Respecto al mismo autor, hombre de educación protestante rayana en el puritanismo, Ilgimae deja bien en claro este detalle nada simplista: “Es muy conocida la postura de William Faulkner frente a la Biblia. El autor de Las palmeras salvajes solía decir que, para ponerse a tono antes de escribir, releía siempre algunas páginas del Antiguo Testamento”.

Tanto en el primer caso como en el segundo, en Mientras agonizo o en el relato Humo, la capacidad autodestructiva que puede alcanzar una familia, son el plato fuerte de la propuesta faulkneriana.
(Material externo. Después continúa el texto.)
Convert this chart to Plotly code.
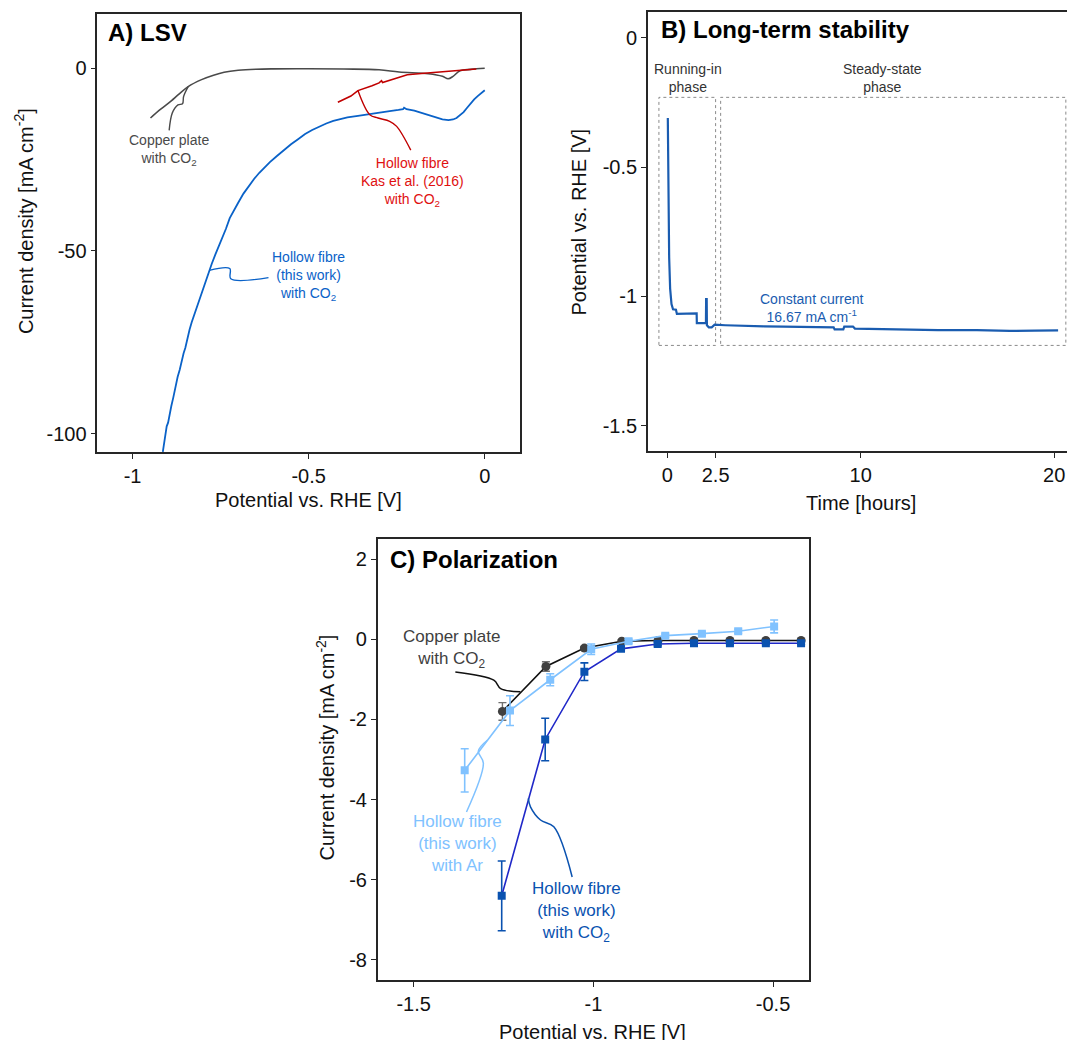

Decía el escritor español Antonio Muñoz Molina que muchos escritores han entrado a saco a las páginas de El Quijote para tomar de la pieza maestra de Cervantes no pocos referentes para sazonar sus obras. ¿Qué decir entonces de la Biblia?

Desde las Confesiones, de Agustín de Hipona (siglos iv-v), o quizás desde años anteriores, pasando por la Divina Comedia, de Dante, El Paraíso perdido, de John Milton, hasta llegar a autores tan reconocidos como Shakespeare (se afirma que tradujo varios Salmos), sor Juana Inés de la Cruz, León Tolstoi, Virginia Wolf, Jorge Luis Borges, Julio Cortázar, Virgilio Piñera, Emmanuel Carrere, José Saramago, Amor Oz, J. M. Coetzee, Fanny Rubio, Eduardo Mendoza…, hasta conformar una lista sencillamente interminable, las páginas de la Biblia han latido fuerte o en sordina en los acontecimientos que narran, poetizan o dramatizan miles de autores, de fe convencida o de dudosa o ninguna fe, incluyendo, por supuesto, a ese autor extraordinario, maestro de grandes autores, nombrado William Faulkner.

Seguramente ahora, en tiempos de obligado recogimiento, no estaría nada mal detenerse, al menos, ante las soberbias páginas de este par de obras de un maestro de nuestros maestros. Valdría la pena el intento. De verdad que lo vale.